EXERCISE DIRECTIONS> Begin at the first line of the data and copy each line through the one containing "57, 45, 30, 17, 7, 4, 4, 4]", that line included, with no pictures.
**** GIVEN INFORMATION ****
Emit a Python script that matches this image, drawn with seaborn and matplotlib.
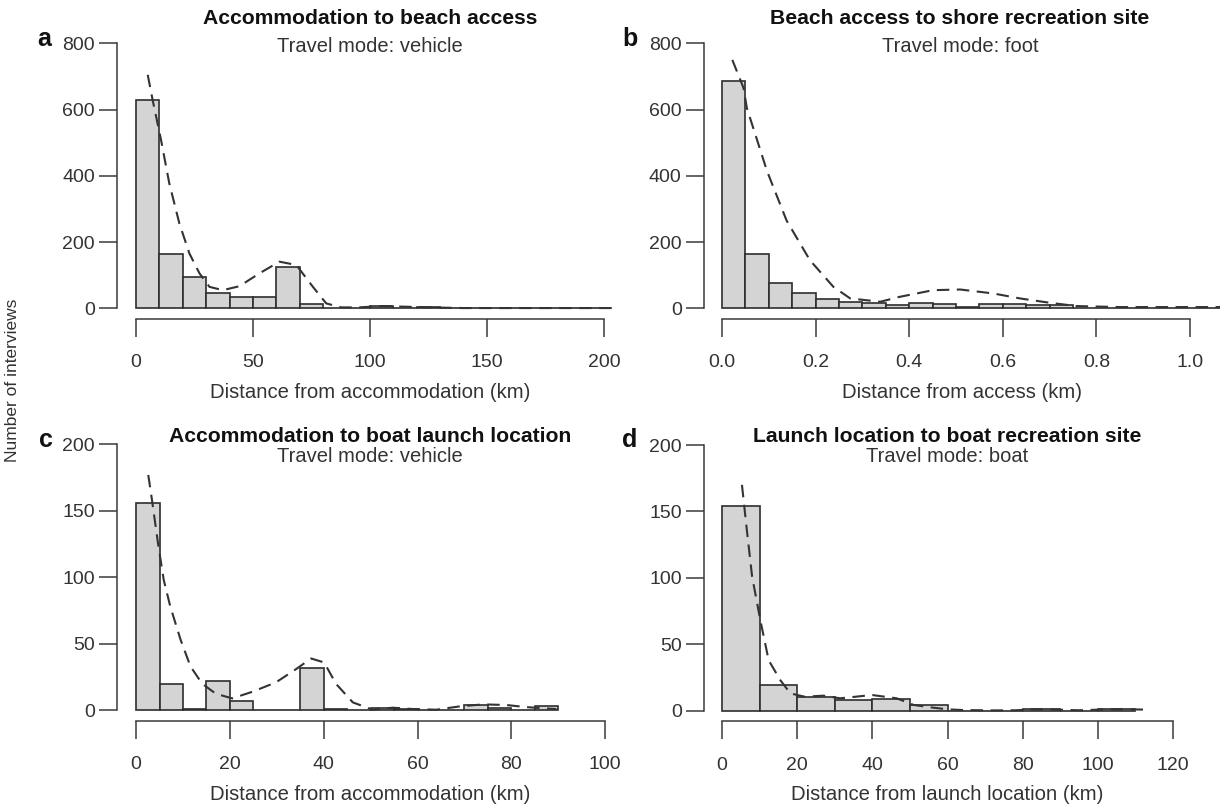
import numpy as np
import pandas as pd
import matplotlib
matplotlib.use("Agg")
import matplotlib.pyplot as plt
import seaborn as sns

# ---------------- data ----------------
# Panel a: accommodation -> beach access (10 km bins, 0-200)
a_edges = list(range(0, 210, 10))
a_counts = [630, 165, 94, 46, 33, 33, 125, 13, 2, 1, 7, 2, 3, 1, 1, 0, 1, 0, 1, 1]
a_curve_x = [5.0, 7.1, 10.7, 14.2, 18.5, 22.8, 27.1, 31.4, 37.1, 44.2, 52.8, 61.3, 68.5, 75.6,
             81.3, 87.8, 95.0, 105.5, 115.5, 125.5, 140.0, 160.0, 180.0, 205.0]
a_curve_y = [705, 629, 508, 378, 257, 166, 106, 65, 55, 67, 106, 141, 131, 65,
             15, 3, 3, 7, 5, 3, 1, 1, 1, 1]

# Panel b: beach access -> shore recreation site (0.05 km bins)
b_edges = [round(0.05 * i, 2) for i in range(0, 23)]
b_counts = [685, 165, 78, 45, 29, 19, 15, 9, 15, 13, 5, 13, 13, 9, 9, 2, 1, 1, 1, 1, 1, 1]
b_curve_x = [0.022, 0.046, 0.053, 0.096, 0.138, 0.188, 0.238, 0.274, 0.338, 0.38, 0.451,
             0.509, 0.58, 0.637, 0.70, 0.758, 0.85, 0.95, 1.07]
b_curve_y = [750, 665, 605, 415, 265, 145, 65, 30, 20, 35, 55,
             57, 45, 30, 17, 7, 4, 4, 4]

# Panel c: accommodation -> boat launch location (5 km bins, 0-90)
c_edges = list(range(0, 95, 5))
c_counts = [156, 20, 1, 22, 7, 0, 0, 32, 1, 0, 2, 1, 0, 0, 4, 2, 0, 3]
c_curve_x = [2.6, 3.4, 4.7, 5.9, 7.3, 9.5, 11.6, 14.1, 17.0, 20.5, 24.8, 29.8, 34.1, 37.3,
             40.1, 42.6, 46.2, 50.4, 54.7, 59.0, 64.0, 69.0, 74.0, 79.0, 83.0, 87.0, 89.6]
c_curve_y = [177, 158, 125, 98, 78, 53, 33, 20, 12.5, 9, 14, 21, 31, 39,
             36, 20, 6, 0.5, 2, 1, 0.5, 3, 4.5, 4, 2.5, 1.5, 1]

# Panel d: launch location -> boat recreation site (10 km bins, 0-110)
d_edges = list(range(0, 120, 10))
d_counts = [154, 19, 10, 8, 9, 4, 0, 0, 1, 0, 1]
d_curve_x = [5.3, 6.6, 8.0, 10.2, 12.4, 15.5, 18.2, 22.0, 27.0, 31.4, 35.5, 39.9, 46.5,
             51.0, 55.5, 60.0, 64.0, 72.0, 78.0, 83.5, 89.0, 95.0, 103.0, 107.7, 113.0]
d_curve_y = [170, 136, 101, 68, 38, 23, 13, 10.5, 11.3, 9.3, 10.5, 11.8, 9.3,
             4.3, 2.5, 1, 0.5, 0.2, 0.3, 1, 0.8, 0.3, 1, 1, 0.8]

titles = ["Accommodation to beach access", "Beach access to shore recreation site",
          "Accommodation to boat launch location", "Launch location to boat recreation site"]
subtitles = ["Travel mode: vehicle", "Travel mode: foot", "Travel mode: vehicle", "Travel mode: boat"]
xlabels = ["Distance from accommodation (km)", "Distance from access (km)",
           "Distance from accommodation (km)", "Distance from launch location (km)"]
letters = ["a", "b", "c", "d"]
xticks_list = [[0, 50, 100, 150, 200], [0.0, 0.2, 0.4, 0.6, 0.8, 1.0],
               [0, 20, 40, 60, 80, 100], [0, 20, 40, 60, 80, 100, 120]]
xticklabels_list = [["0", "50", "100", "150", "200"], ["0.0", "0.2", "0.4", "0.6", "0.8", "1.0"],
                    ["0", "20", "40", "60", "80", "100"], ["0", "20", "40", "60", "80", "100", "120"]]
yticks_list = [[0, 200, 400, 600, 800], [0, 200, 400, 600, 800],
               [0, 50, 100, 150, 200], [0, 50, 100, 150, 200]]
ylabel = "Number of interviews"

# ---------------- style ----------------
sns.set_theme(style="ticks")
plt.rcParams['font.family'] = ['Liberation Sans', 'DejaVu Sans']

W, H = 1220, 806
fig = plt.figure(figsize=(W / 100, H / 100), dpi=100)


def add_ax(left, right, top, bottom):
    return fig.add_axes([left / W, (H - bottom) / H, (right - left) / W, (bottom - top) / H])


axes = [
    add_ax(117.3, 622.7, 32.7, 319.0),
    add_ax(704.0, 1220.0, 32.7, 319.0),
    add_ax(117.3, 624.0, 433.7, 721.0),
    add_ax(704.0, 1191.0, 434.4, 721.3),
]
xlims = [(-8, 208), (-0.0385, 1.064), (-4, 104), (-4.8, 124.8)]
ylims = [(-32, 832), (-32, 832), (-8, 208), (-8, 208)]

panels = [
    (a_edges, a_counts, a_curve_x, a_curve_y),
    (b_edges, b_counts, b_curve_x, b_curve_y),
    (c_edges, c_counts, c_curve_x, c_curve_y),
    (d_edges, d_counts, d_curve_x, d_curve_y),
]

axis_col = "#3a3a3a"
for i, (ax, (edges, counts, cx, cy)) in enumerate(zip(axes, panels)):
    edges_arr = np.array(edges, dtype=float)
    centers = (edges_arr[:-1] + edges_arr[1:]) / 2
    df = pd.DataFrame({"x": centers, "w": np.array(counts, dtype=float)})
    sns.histplot(data=df, x="x", weights="w", bins=[float(e) for e in edges], ax=ax,
                 stat="count", color="#d4d4d4", edgecolor="#2e2e2e", linewidth=1.2,
                 alpha=1.0)
    cdf = pd.DataFrame({"x": cx, "y": cy})
    sns.lineplot(data=cdf, x="x", y="y", ax=ax, color="#333333", linewidth=1.5,
                 estimator=None, sort=False)
    ln = ax.lines[-1]
    ln.set_dashes((6.0, 3.6))
    if i == 0:
        ln.set_clip_on(False)

    ax.set_xlim(*xlims[i])
    ax.set_ylim(*ylims[i])
    ax.set_xticks(xticks_list[i])
    ax.set_xticklabels(xticklabels_list[i])
    ax.set_yticks(yticks_list[i])
    ax.set_yticklabels([str(v) for v in yticks_list[i]])
    for s in ["top", "right"]:
        ax.spines[s].set_visible(False)
    ax.spines["left"].set_bounds(yticks_list[i][0], yticks_list[i][-1])
    ax.spines["bottom"].set_bounds(xticks_list[i][0], xticks_list[i][-1])
    for s in ["left", "bottom"]:
        ax.spines[s].set_color(axis_col)
        ax.spines[s].set_linewidth(1.1)
    ax.tick_params(axis="both", direction="out", length=13.3, width=1.1, color=axis_col,
                   labelsize=14, labelcolor="#333333")
    ax.tick_params(axis="y", pad=2.8)
    ax.tick_params(axis="x", pad=12.2)
    ax.set_ylabel("")
    ax.set_xlabel(xlabels[i], fontsize=14.6, color="#333333", labelpad=8)
    ax.patch.set_alpha(0)

# title/subtitle/letter positions in figure pixels
title_y = [18, 18, 436, 436]
sub_y = [46, 46, 456, 456]
title_x = [370, 960, 370, 947]
letter_xy = [(44, 39), (630, 39), (46, 440), (630, 440)]
for i in range(4):
    fig.text(title_x[i] / W, 1 - title_y[i] / H, titles[i], ha="center", va="center",
             fontsize=15.2, fontweight="bold", color="#111111")
    fig.text(title_x[i] / W, 1 - sub_y[i] / H, subtitles[i], ha="center", va="center",
             fontsize=14.5, color="#333333")
    fig.text(letter_xy[i][0] / W, 1 - letter_xy[i][1] / H, letters[i], ha="center",
             va="center", fontsize=18, fontweight="bold", color="#111111")

fig.text(13 / W, 1 - 380 / H, ylabel, rotation=90, ha="center", va="center",
         fontsize=12.5, color="#333333")

fig.savefig("out.png", dpi=100)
****
WORKED SOLUTION>
Emit a Python script that matches this image, drawn with seaborn and matplotlib.
import numpy as np
import pandas as pd
import matplotlib
matplotlib.use("Agg")
import matplotlib.pyplot as plt
import seaborn as sns

# ---------------- data ----------------
# Panel a: accommodation -> beach access (10 km bins, 0-200)
a_edges = list(range(0, 210, 10))
a_counts = [630, 165, 94, 46, 33, 33, 125, 13, 2, 1, 7, 2, 3, 1, 1, 0, 1, 0, 1, 1]
a_curve_x = [5.0, 7.1, 10.7, 14.2, 18.5, 22.8, 27.1, 31.4, 37.1, 44.2, 52.8, 61.3, 68.5, 75.6,
             81.3, 87.8, 95.0, 105.5, 115.5, 125.5, 140.0, 160.0, 180.0, 205.0]
a_curve_y = [705, 629, 508, 378, 257, 166, 106, 65, 55, 67, 106, 141, 131, 65,
             15, 3, 3, 7, 5, 3, 1, 1, 1, 1]

# Panel b: beach access -> shore recreation site (0.05 km bins)
b_edges = [round(0.05 * i, 2) for i in range(0, 23)]
b_counts = [685, 165, 78, 45, 29, 19, 15, 9, 15, 13, 5, 13, 13, 9, 9, 2, 1, 1, 1, 1, 1, 1]
b_curve_x = [0.022, 0.046, 0.053, 0.096, 0.138, 0.188, 0.238, 0.274, 0.338, 0.38, 0.451,
             0.509, 0.58, 0.637, 0.70, 0.758, 0.85, 0.95, 1.07]
b_curve_y = [750, 665, 605, 415, 265, 145, 65, 30, 20, 35, 55,
             57, 45, 30, 17, 7, 4, 4, 4]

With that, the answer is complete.